Boston the company was changing too. A new brand for a new century, Boston Acme officially changed its name to Boston Wardrobes.
By this stage Boston was working with not only the original American door company, but also with leading manufacturers in Europe, companies that employ large R & D (research and development) teams constantly developing new products and components. The roller systems (the technical heart of sliding doors) have to be the best. Boston Wardrobes offer a 10 year warranty on their products and we are proud to see that many of our doors are still sliding perfectly after being in use for more than 20 years! The doors are made right here in New Zealand, made-to-measure to fit into your particular door opening.

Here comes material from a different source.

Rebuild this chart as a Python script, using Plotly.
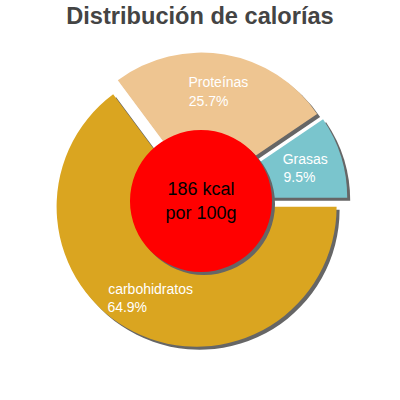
import plotly.graph_objects as go

# ---- data ----
title_text = "Distribución de calorías"
labels = ["carbohidratos", "Proteínas", "Grasas"]
values = [64.9, 25.7, 9.5]
colors = ["#DAA520", "#EEC591", "#7AC5CD"]
center_lines = ["186 kcal", "por 100g"]

# ---- style ----
FONT = "Liberation Sans, Arial, sans-serif"
LABEL_SIZE = 14
SHADOW = "#666666"
PULL = 0.054
OFF = 0.0075  # shadow offset (fraction of 400px)

# approximate Arial advance widths (em) to left-align the two label lines
W = {"a": .556, "b": .556, "c": .5, "d": .556, "e": .556, "g": .556, "h": .556,
     "i": .222, "í": .278, "l": .222, "n": .556, "o": .556, "p": .556, "r": .333,
     "s": .5, "t": .278, "G": .778, "P": .667, ".": .278, "%": .889}


def tw(s):
    return sum(W.get(ch, .556) for ch in s)


texts = []
for lab, val in zip(labels, values):
    pct = f"{val:.1f}%"
    n = max(0, round((tw(lab) - tw(pct)) / 0.278))
    texts.append(f"{lab}<br>{pct}" + "\u00a0" * n)

main_dom = dict(x=[0.1311, 0.8689], y=[0.1311, 0.8689])
shadow_dom = dict(x=[0.1311 + OFF, 0.8689 + OFF], y=[0.1311 - OFF, 0.8689 - OFF])
red_dom = dict(x=[0.325, 0.68], y=[0.32, 0.675])
red_shadow_dom = dict(x=[0.325 + OFF, 0.68 + OFF], y=[0.32 - OFF, 0.675 - OFF])
# label ring: same radius (140px) with larger text pulls
LABEL_PULL = [0.136, 0.136, 0.014]
label_dom = dict(x=[0.1025, 0.8975], y=[0.1025, 0.8975])

common = dict(labels=labels, values=values, sort=False, direction="clockwise",
              rotation=90, showlegend=False)

fig = go.Figure()
# shadow of slices
fig.add_trace(go.Pie(**common, domain=shadow_dom, pull=[PULL] * len(values),
                     marker=dict(colors=[SHADOW] * len(values), line=dict(width=0)),
                     textinfo="none", hoverinfo="skip"))
# slices
fig.add_trace(go.Pie(**common, domain=main_dom, pull=[PULL] * len(values),
                     marker=dict(colors=colors, line=dict(width=0)),
                     textinfo="none", hoverinfo="label+value"))
# red centre shadow
fig.add_trace(go.Pie(labels=["centro"], values=[1], domain=red_shadow_dom, sort=False,
                     marker=dict(colors=[SHADOW], line=dict(width=0)),
                     textinfo="none", hoverinfo="skip", showlegend=False))
# red centre
fig.add_trace(go.Pie(labels=["centro"], values=[1], domain=red_dom, sort=False,
                     marker=dict(colors=["#FF0000"], line=dict(width=0)),
                     text=["<br>".join(center_lines)], textinfo="text",
                     textposition="inside",
                     insidetextfont=dict(family=FONT, size=18, color="#000000"),
                     hoverinfo="skip", showlegend=False))
# labels on the ring (transparent)
fig.add_trace(go.Pie(**common, domain=label_dom, hole=0.3, pull=LABEL_PULL,
                     marker=dict(colors=["rgba(0,0,0,0)"] * len(values), line=dict(width=0)),
                     text=texts, textinfo="text", textposition="inside",
                     insidetextorientation="horizontal",
                     insidetextfont=dict(family=FONT, size=LABEL_SIZE, color="#FFFFFF"),
                     hoverinfo="skip"))

fig.update_layout(
    width=400, height=400,
    margin=dict(l=0, r=0, t=0, b=0),
    paper_bgcolor="white", plot_bgcolor="white",
    title=dict(text=f"<b>{title_text}</b>", x=0.5, xanchor="center",
               y=0.961, yanchor="middle",
               font=dict(family=FONT, size=23.6, color="#444444")),
)

fig.write_html("out.html", config={"displayModeBar": False},
               post_script="document.body.style.margin='0px';")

The wardrobe organiser systems too, have been revolutionised with Boston's release of the “Innova” system. A radical change to the design of wardrobe organisers, infinitely adjustable, easily reconfigurable as the customer's uses change, simple to install and easy to dismantle meaning that if you move houses, you can take your wardrobe with you!
And now to the future, Boston will continue to develop and offer new products, thoroughly researched and tested. While low cost (and high cost!) imported wardrobe products can be easily found in hardware stores and furniture showrooms, Boston stands behind every wardrobe door and organiser it supplies. Our customers are our future, and we want them to be more than satisfied with our simply beautiful wardrobes.